Polio is an infectious disease that holds a special allure for Pittsburghers. It was here that Jonas Salk conducted the research that led to his famous vaccine, forever changing the relationship between humans and this virus. I often imagine what it must have been like to witness Dr. Salk's triumphant return to Pittsburgh--police escort and all--after the vaccine was shown to be efficacious. Dr. Salk's achievement, however, is not something that stands alone; it is part of a pantheon of scientific advances (not the least of which includes Albert Sabin's version of the vaccine). 

There have been many books written about this virus, Jonas Salk, and other aspects of the fight to rid the world of this virus. One such book cost me a considerable amount of money (and is now available for $3.50). 

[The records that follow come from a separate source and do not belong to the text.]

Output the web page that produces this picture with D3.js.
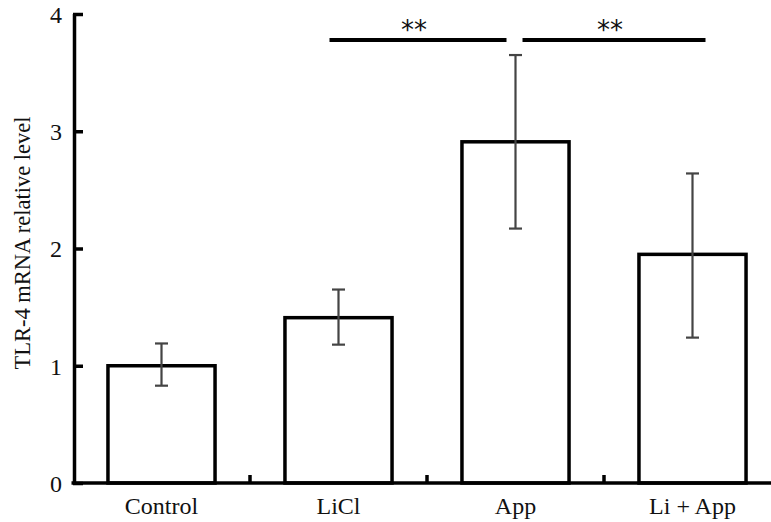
<!DOCTYPE html>
<html>
<head>
<meta charset="utf-8">
<script src="https://cdn.jsdelivr.net/npm/d3@7"></script>
<style>
  body { margin: 0; background: #fff; }
  text { font-family: "Liberation Serif", "Times New Roman", serif; fill: #111; }
</style>
</head>
<body>
<div id="chart"></div>
<script>
const groups = ["Control", "LiCl", "App", "Li + App"];
const means = [1.0, 1.41, 2.91, 1.95];
const errLow = [0.83, 1.18, 2.17, 1.24];
const errHigh = [1.19, 1.65, 3.65, 2.64];
const yTicks = [0, 1, 2, 3, 4];
const sigPairs = [["LiCl", "App", "**"], ["App", "Li + App", "**"]];

const W = 771, H = 522;
const svg = d3.select("#chart").append("svg")
    .attr("width", W).attr("height", H);

const x = d3.scaleBand().domain(groups).range([73, 781]);
const y = d3.scaleLinear().domain([0, 4]).range([483, 14]);
const barW = x.bandwidth() * 0.605;
const cx = g => x(g) + x.bandwidth() / 2;

// bars
svg.selectAll(".bar")
    .data(groups)
    .enter().append("rect")
    .attr("class", "bar")
    .attr("x", d => cx(d) - barW / 2)
    .attr("y", (d, i) => y(means[i]))
    .attr("width", barW)
    .attr("height", (d, i) => y(0) - y(means[i]))
    .attr("fill", "#fff")
    .attr("stroke", "#000")
    .attr("stroke-width", 3.5);

// error bars
const eb = svg.selectAll(".err").data(groups).enter().append("g")
    .attr("stroke", "#444").attr("stroke-width", 2.2);
eb.append("line")
    .attr("x1", d => cx(d)).attr("x2", d => cx(d))
    .attr("y1", (d, i) => y(errLow[i])).attr("y2", (d, i) => y(errHigh[i]));
eb.append("line")
    .attr("x1", d => cx(d) - 6.5).attr("x2", d => cx(d) + 6.5)
    .attr("y1", (d, i) => y(errLow[i])).attr("y2", (d, i) => y(errLow[i]));
eb.append("line")
    .attr("x1", d => cx(d) - 6.5).attr("x2", d => cx(d) + 6.5)
    .attr("y1", (d, i) => y(errHigh[i])).attr("y2", (d, i) => y(errHigh[i]));

// y axis
const yAxis = svg.append("g")
    .attr("transform", "translate(73,0)")
    .call(d3.axisRight(y).tickValues(yTicks).tickSize(10).tickFormat(d3.format("d")));
yAxis.select(".domain").attr("stroke", "#000").attr("stroke-width", 3.5)
    .attr("d", `M1.5,${y(4)}V${y(0)}`);
yAxis.selectAll(".tick line").attr("stroke", "#000").attr("stroke-width", 3.5);
yAxis.selectAll(".tick text")
    .attr("x", -11).attr("text-anchor", "end").attr("dy", "0.35em")
    .style("font-size", "24px");

// x axis
const xAxis = svg.append("g")
    .attr("transform", "translate(0,483)");
xAxis.append("line")
    .attr("x1", 71.5).attr("x2", 781).attr("y1", 0).attr("y2", 0)
    .attr("stroke", "#000").attr("stroke-width", 3.5);
xAxis.selectAll(".xt").data(groups.slice(1)).enter().append("line")
    .attr("x1", d => x(d)).attr("x2", d => x(d))
    .attr("y1", 0).attr("y2", -8)
    .attr("stroke", "#000").attr("stroke-width", 3.5);
xAxis.selectAll(".xl").data(groups).enter().append("text")
    .attr("x", d => cx(d)).attr("y", 31)
    .attr("text-anchor", "middle")
    .style("font-size", "24px")
    .text(d => d);

// y label
svg.append("text")
    .attr("transform", "translate(30,243) rotate(-90)")
    .attr("text-anchor", "middle")
    .style("font-size", "22.5px")
    .text("TLR-4 mRNA relative level");

// significance lines
const sigY = 40;
sigPairs.forEach(([a, b, lab], i) => {
  const x1 = i === 0 ? cx(a) - 9 : cx(a) + 7;
  const x2 = i === 0 ? cx(b) - 9 : cx(b) + 13;
  svg.append("line")
    .attr("x1", x1).attr("x2", x2).attr("y1", sigY).attr("y2", sigY)
    .attr("stroke", "#000").attr("stroke-width", 4);
  svg.append("text")
    .attr("x", (x1 + x2) / 2 - 4).attr("y", sigY - 1)
    .attr("text-anchor", "middle")
    .style("font-size", "26px")
    .style("font-family", "DejaVu Sans, sans-serif")
    .text(lab);
});
</script>
</body>
</html>
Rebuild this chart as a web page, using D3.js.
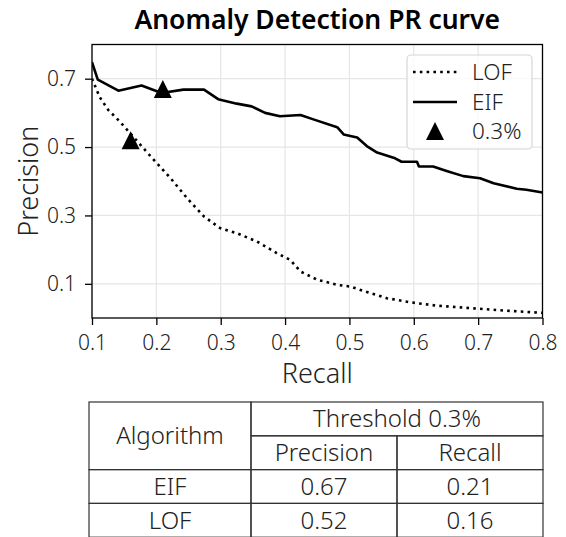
<!DOCTYPE html>
<html>
<head>
<meta charset="UTF-8">
<title>Anomaly Detection PR curve</title>
<style>
  body { margin: 0; background: #fff; }
  text { font-family: "Noto Sans", sans-serif; fill: #222; font-weight: 300; }
</style>
</head>
<body>
<div id="chart"></div>
<script src="https://d3js.org/d3.v7.min.js"></script>
<script>
// curves
var eifRecall = [0.100, 0.109, 0.141, 0.177, 0.208, 0.242, 0.274, 0.296, 0.325, 0.348, 0.369, 0.392, 0.424, 0.444, 0.481, 0.491, 0.512, 0.527, 0.543, 0.571, 0.581, 0.605, 0.608, 0.630, 0.651, 0.677, 0.703, 0.724, 0.760, 0.775, 0.800];
var eifPrecision = [0.748, 0.697, 0.665, 0.680, 0.658, 0.668, 0.668, 0.640, 0.627, 0.619, 0.600, 0.590, 0.594, 0.581, 0.558, 0.537, 0.528, 0.503, 0.484, 0.467, 0.457, 0.457, 0.443, 0.443, 0.430, 0.415, 0.409, 0.394, 0.378, 0.375, 0.367];

var lofRecall = [0.100, 0.112, 0.125, 0.143, 0.159, 0.192, 0.222, 0.248, 0.274, 0.299, 0.325, 0.356, 0.387, 0.408, 0.424, 0.450, 0.481, 0.501, 0.532, 0.558, 0.594, 0.636, 0.687, 0.739, 0.800];
var lofPrecision = [0.700, 0.646, 0.609, 0.575, 0.541, 0.471, 0.409, 0.350, 0.297, 0.263, 0.248, 0.224, 0.190, 0.170, 0.136, 0.112, 0.097, 0.092, 0.073, 0.058, 0.046, 0.036, 0.029, 0.022, 0.015];

// threshold 0.3% points (also the table)
var algorithms = ["EIF", "LOF"];
var thrPrecision = [0.67, 0.52];
var thrRecall = [0.21, 0.16];

var xTicks = [0.1, 0.2, 0.3, 0.4, 0.5, 0.6, 0.7, 0.8];
var yTicks = [0.1, 0.3, 0.5, 0.7];
var legendLabels = ["LOF", "EIF", "0.3%"];

var width = 566, height = 537;
var plot = { left: 92, right: 542.5, top: 44.5, bottom: 318 };

var svg = d3.select("#chart").append("svg")
  .attr("width", width)
  .attr("height", height);

var x = d3.scaleLinear().domain([0.1, 0.8]).range([plot.left, plot.right]);
var y = d3.scaleLinear().domain([0, 0.8]).range([plot.bottom, plot.top]);

// title
svg.append("text")
  .attr("x", (plot.left + plot.right) / 2)
  .attr("y", 28.5)
  .attr("text-anchor", "middle")
  .attr("font-size", "26.5px")
  .style("font-weight", 600)
  .style("fill", "#000")
  .text("Anomaly Detection PR curve");

// grid
var grid = svg.append("g").attr("stroke", "#e6e6e6").attr("stroke-width", 1.2);
grid.selectAll("line.gx").data(xTicks).join("line")
  .attr("class", "gx")
  .attr("x1", d => x(d)).attr("x2", d => x(d))
  .attr("y1", plot.top).attr("y2", plot.bottom);
grid.selectAll("line.gy").data(yTicks).join("line")
  .attr("class", "gy")
  .attr("x1", plot.left).attr("x2", plot.right)
  .attr("y1", d => y(d)).attr("y2", d => y(d));

// axes
var xAxis = svg.append("g")
  .attr("transform", "translate(0," + plot.bottom + ")")
  .call(d3.axisBottom(x).tickValues(xTicks).tickFormat(d3.format(".1f")).tickSize(7).tickPadding(10));
var yAxis = svg.append("g")
  .attr("transform", "translate(" + plot.left + ",0)")
  .call(d3.axisLeft(y).tickValues(yTicks).tickFormat(d3.format(".1f")).tickSize(7).tickPadding(9));
[xAxis, yAxis].forEach(function(a) {
  a.select(".domain").remove();
  a.selectAll("line").attr("stroke", "#000").attr("stroke-width", 1.3);
  a.selectAll("text").attr("font-size", "21px").attr("font-family", null);
});

// curves
var lineGen = d3.line().x(d => x(d[0])).y(d => y(d[1]));
var clipId = "plotclip";
svg.append("clipPath").attr("id", clipId).append("rect")
  .attr("x", plot.left).attr("y", plot.top)
  .attr("width", plot.right - plot.left).attr("height", plot.bottom - plot.top);

var curves = svg.append("g").attr("clip-path", "url(#" + clipId + ")");
curves.append("path")
  .datum(d3.zip(lofRecall, lofPrecision))
  .attr("d", lineGen)
  .attr("fill", "none")
  .attr("stroke", "#000")
  .attr("stroke-width", 2.6)
  .attr("stroke-dasharray", "2.6,4.2");
curves.append("path")
  .datum(d3.zip(eifRecall, eifPrecision))
  .attr("d", lineGen)
  .attr("fill", "none")
  .attr("stroke", "#000")
  .attr("stroke-width", 2.6)
  .attr("stroke-linejoin", "round");

// triangle marker like matplotlib '^'
function tri(cx, cy, r) {
  return "M" + cx + "," + (cy - r) + "L" + (cx + r) + "," + (cy + r) + "L" + (cx - r) + "," + (cy + r) + "Z";
}
svg.append("g").selectAll("path")
  .data(d3.zip(thrRecall, thrPrecision))
  .join("path")
  .attr("d", d => tri(x(d[0]), y(d[1]), 9))
  .attr("fill", "#000");

// frame
svg.append("rect")
  .attr("x", plot.left).attr("y", plot.top)
  .attr("width", plot.right - plot.left).attr("height", plot.bottom - plot.top)
  .attr("fill", "none").attr("stroke", "#000").attr("stroke-width", 1.3);

// legend
var lg = svg.append("g");
lg.append("rect")
  .attr("x", 407).attr("y", 55).attr("width", 125).attr("height", 94)
  .attr("rx", 4)
  .attr("fill", "#fff").attr("fill-opacity", 0.8)
  .attr("stroke", "#d6d6d6").attr("stroke-width", 1.2);
var rowY = [72, 102, 131];
lg.append("line").attr("x1", 413).attr("x2", 457).attr("y1", rowY[0]).attr("y2", rowY[0])
  .attr("stroke", "#000").attr("stroke-width", 2.6).attr("stroke-dasharray", "2.6,4.2");
lg.append("line").attr("x1", 413).attr("x2", 457).attr("y1", rowY[1]).attr("y2", rowY[1])
  .attr("stroke", "#000").attr("stroke-width", 2.6);
lg.append("path").attr("d", tri(435, rowY[2], 9)).attr("fill", "#000");
lg.selectAll("text").data(legendLabels).join("text")
  .attr("x", 472)
  .attr("y", (d, i) => rowY[i] + 8)
  .attr("font-size", "22.5px")
  .text(d => d);

// axis labels
svg.append("text")
  .attr("x", (plot.left + plot.right) / 2)
  .attr("y", 383)
  .attr("text-anchor", "middle")
  .attr("font-size", "27px")
  .text("Recall");
svg.append("text")
  .attr("transform", "translate(38," + ((plot.top + plot.bottom) / 2) + ") rotate(-90)")
  .attr("text-anchor", "middle")
  .attr("font-size", "27px")
  .text("Precision");

// table
var colX = [89, 251, 397, 543];
var rowH = 33.8, tTop = 402;
var cells = [
  { c0: 0, c1: 1, r0: 0, r1: 2, text: "Algorithm" },
  { c0: 1, c1: 3, r0: 0, r1: 1, text: "Threshold 0.3%" },
  { c0: 1, c1: 2, r0: 1, r1: 2, text: "Precision" },
  { c0: 2, c1: 3, r0: 1, r1: 2, text: "Recall" }
];
algorithms.forEach(function(a, i) {
  cells.push({ c0: 0, c1: 1, r0: 2 + i, r1: 3 + i, text: a });
  cells.push({ c0: 1, c1: 2, r0: 2 + i, r1: 3 + i, text: d3.format(".2f")(thrPrecision[i]) });
  cells.push({ c0: 2, c1: 3, r0: 2 + i, r1: 3 + i, text: d3.format(".2f")(thrRecall[i]) });
});
var tg = svg.append("g");
tg.selectAll("rect").data(cells).join("rect")
  .attr("x", d => colX[d.c0]).attr("y", d => tTop + d.r0 * rowH)
  .attr("width", d => colX[d.c1] - colX[d.c0])
  .attr("height", d => (d.r1 - d.r0) * rowH)
  .attr("fill", "none").attr("stroke", "#333").attr("stroke-width", 1.2);
tg.selectAll("text").data(cells).join("text")
  .attr("x", d => (colX[d.c0] + colX[d.c1]) / 2)
  .attr("y", d => tTop + (d.r0 + d.r1) / 2 * rowH + 8.5)
  .attr("text-anchor", "middle")
  .attr("font-size", "24px")
  .text(d => d.text);
</script>
</body>
</html>
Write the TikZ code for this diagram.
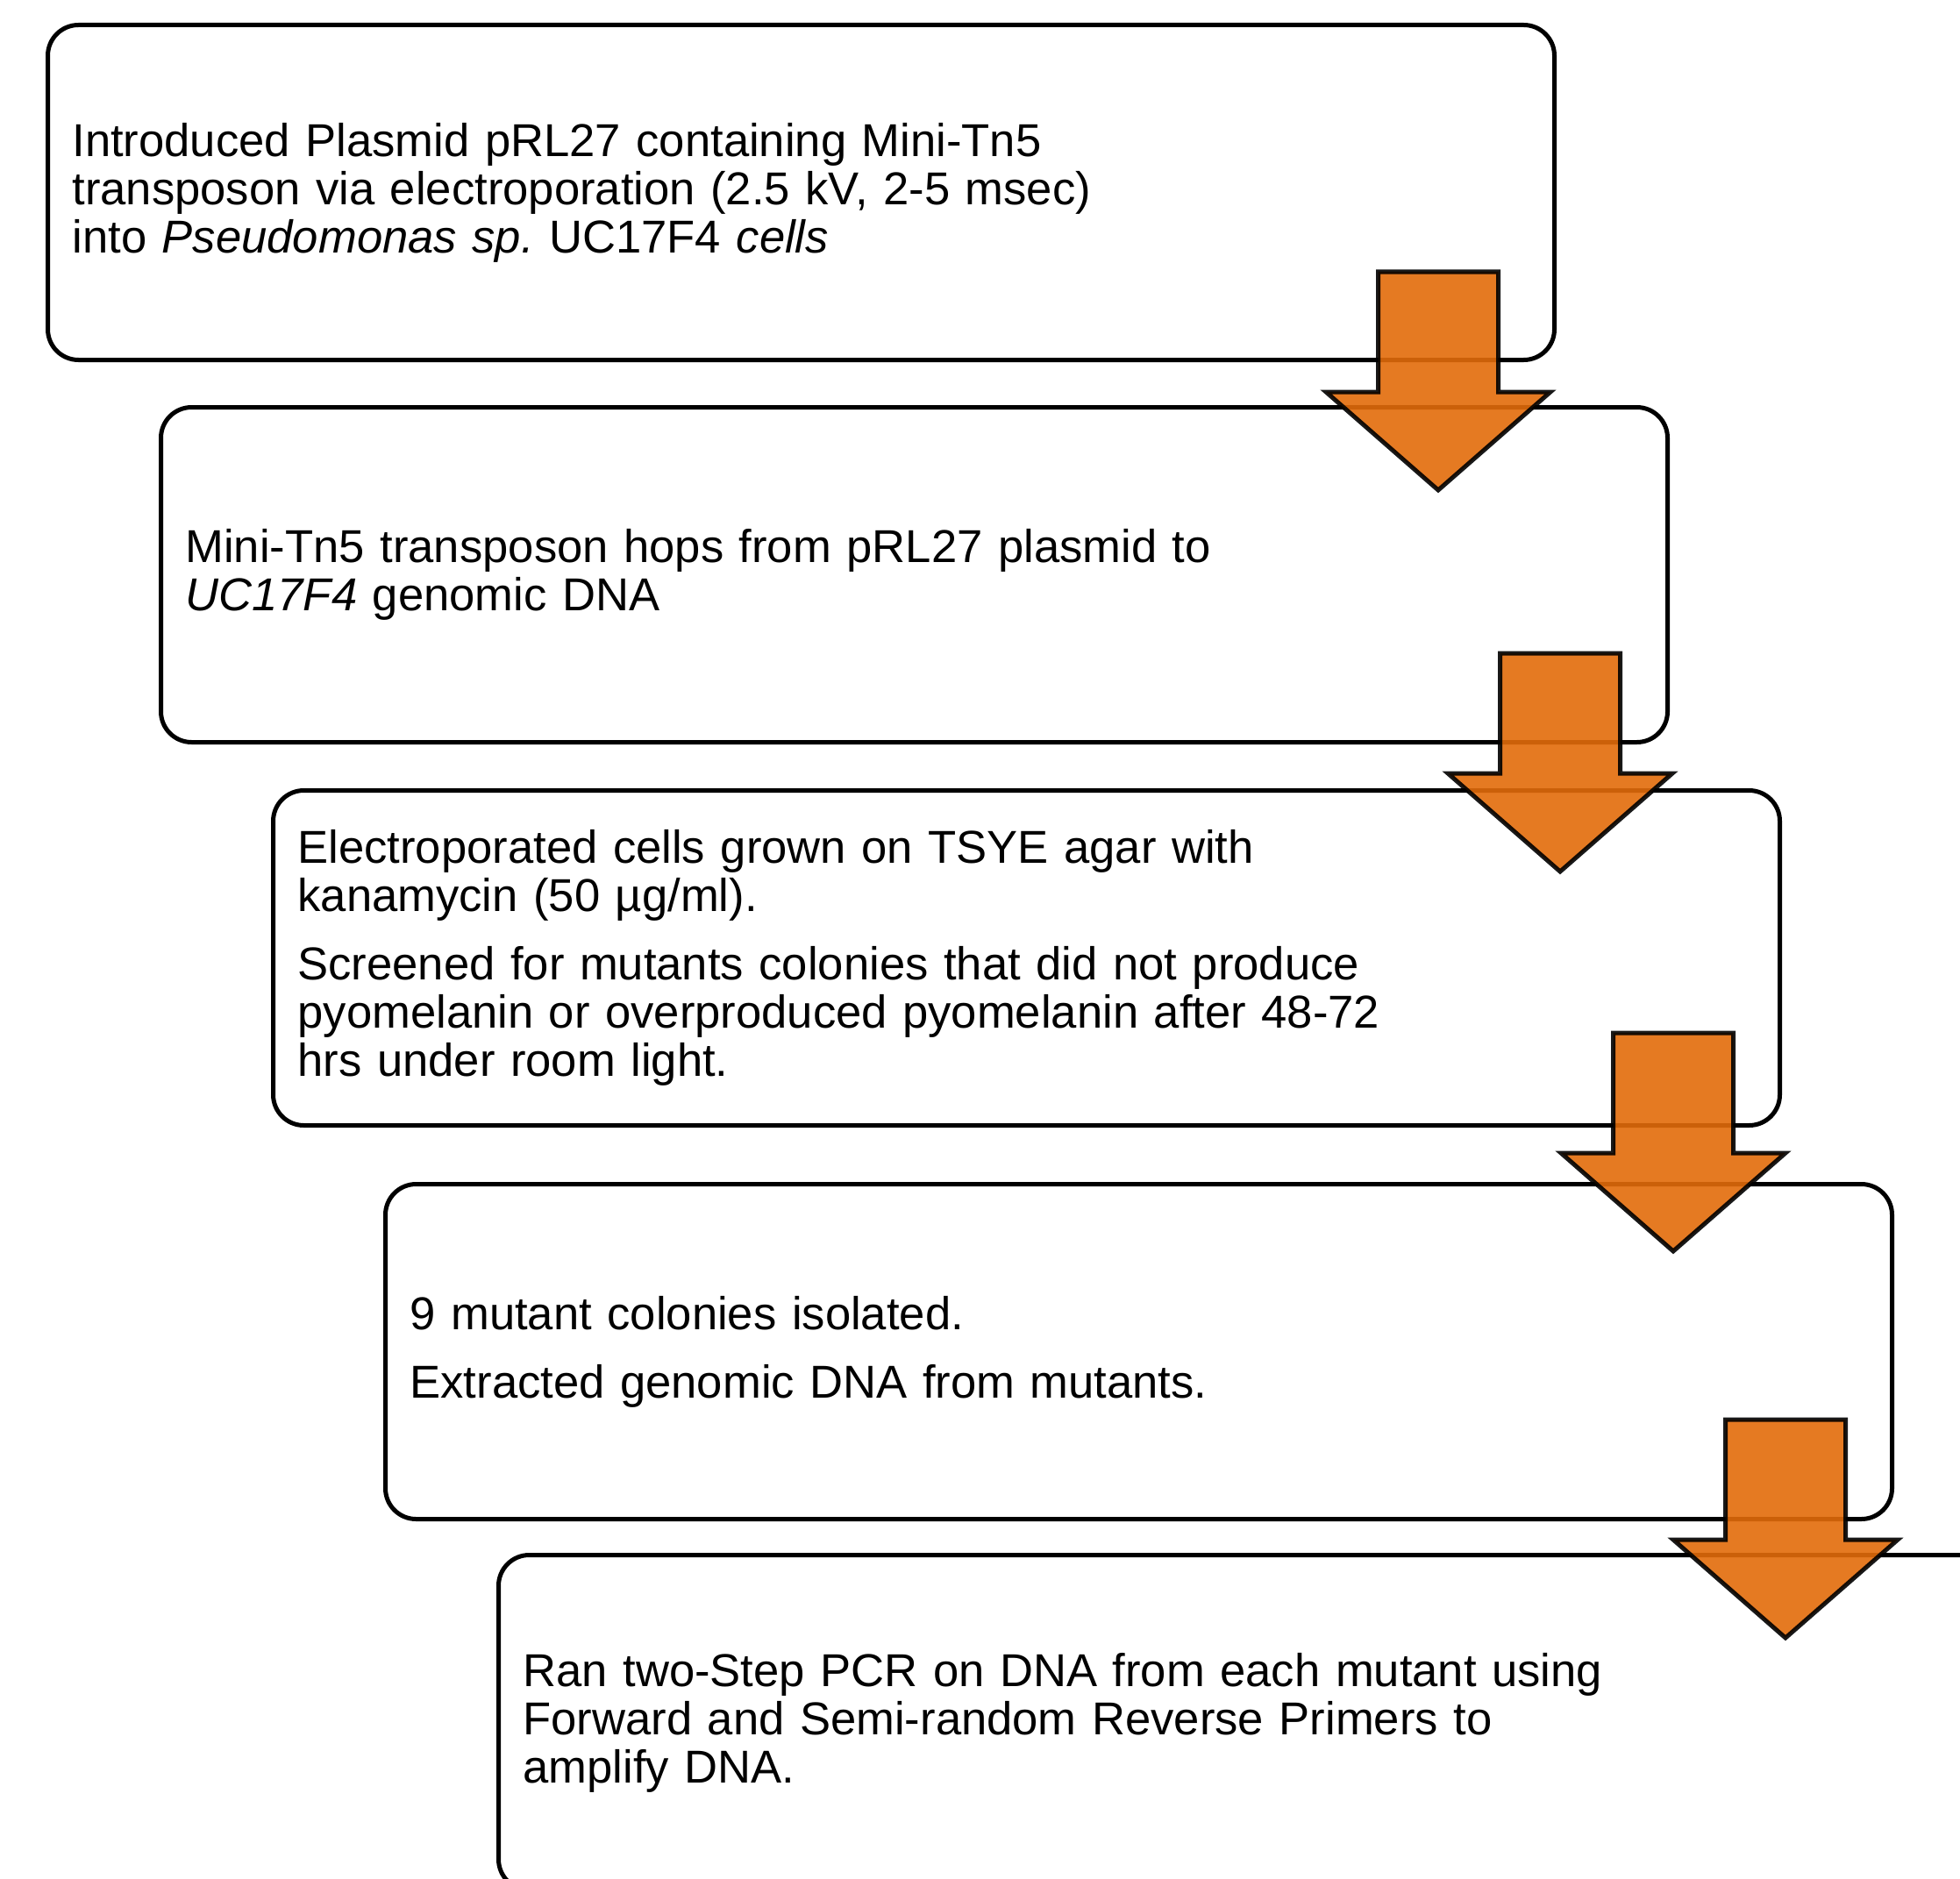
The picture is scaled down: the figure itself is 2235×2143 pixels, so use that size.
\documentclass[tikz,border=0pt]{standalone}
\usepackage{fontspec}
\setmainfont{Liberation Sans}
\usetikzlibrary{calc}

\definecolor{arroworange}{RGB}{226,107,10}

\begin{document}
\begin{tikzpicture}[x=1pt,y=-1pt,
    stepbox/.style={draw, line width=5pt, rounded corners=35pt, anchor=north west,
      minimum width=1718pt, minimum height=382pt, inner xsep=28pt,
      text width=1662pt, align=left, font=\fontsize{52.6}{55}\selectfont},
    bigarrow/.style={draw=black, draw opacity=0.9, line width=5pt, fill=arroworange,
      fill opacity=0.9, line join=miter}]
    \clip (0,0) rectangle (2235,2143);
    \node[stepbox] (b1) at (52,26) {Introduced Plasmid pRL27 containing Mini-Tn5\\
      transposon via electroporation (2.5 kV, 2-5 msec)\\
      into \textit{Pseudomonas sp.}\ UC17F4 \textit{cells}};
    \node[stepbox] (b2) at (181,462) {Mini-Tn5 transposon hops from pRL27 plasmid to\\
      \textit{UC17F4} genomic DNA};
    \node[stepbox] (b3) at (309,899) {Electroporated cells grown on TSYE agar with\\
      kanamycin (50 µg/ml).\\[23pt]
      Screened for mutants colonies that did not produce\\
      pyomelanin or overproduced pyomelanin after 48-72\\
      hrs under room light.};
    \node[stepbox] (b4) at (437,1348) {9 mutant colonies isolated.\\[23pt]
      Extracted genomic DNA from mutants.};
    \node[stepbox] (b5) at (566,1771) {Ran two-Step PCR on DNA from each mutant using\\
      Forward and Semi-random Reverse Primers to\\
      amplify DNA.};
    % block arrows between the steps
    \foreach \a/\dx/\dy in {b1/135/103, b2/125/104, b3/124/108, b4/124/116}
      \draw[bigarrow] ($(\a.south east)+(-\dx,-\dy)$) -- ++(68.5,0) -- ++(0,137)
        -- ++(59.5,0) -- ++(-128,112) -- ++(-128,-112) -- ++(59.5,0) -- ++(0,-137) -- cycle;
\end{tikzpicture}
\end{document}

I recently completed one of the newer additions to this growing library: Gareth William's Paralyzed with Fear: The Story of Polio

I really enjoyed this book primarily because it provided a broad, historical, inductively-based scientific approach to the topic. Instead of providing a simple chronological listing of the landmark achievements that led to the control of polio, Dr. Williams employed an approach that places the reader on the trail of scientific inquiry that painstakingly led scientists, step-by-step (and down some unfortunate blind alleys), to higher rungs in the ladder of knowledge which culminated in Eckard Wimmer's synthesis--from scratch--of polio in 2002. 

Some highlights of the book include: a description of the well-known rivalry between Sabin and Salk (which included a particularly nasty bit of correspondence in which Sabin wrote to Salk that "love and kisses were being saved up" for him); DA Henderson's discovery of vaccine-associated paralytic polio (VAPP) linked to the Sabin vaccine in the 1960s; the anti-vaccine movement's opposition to the vaccine; a thorough discussion of the discredited hypothesis of the polio vaccine being the origin of HIV; speculation that FDR may have actually had Guillan-Barre Syndrome (not polio); the "fear campaign" designed to spur public concern in the US over this disease, which was never as big a threat to US public health as other diseases; and countless other anecdotes that make for good reading.

As of today polio eradication remains a daunting task with 89 cases occurring in 9 countries this year, 2 of which are new to the list from 2013. Nigeria, Afghanistan, and Pakistan are the 3 most important heads of this hydra that must be decapitated if eradication is to succeed. It remains to be seen whether this eradication will be successful but one thing is certain: the polio vaccine and the individuals who created it, or whose work led to its creation, have thoroughly destroyed the ability of this virus to wage war on mankind. It only remains for humans to allow the destruction to be total.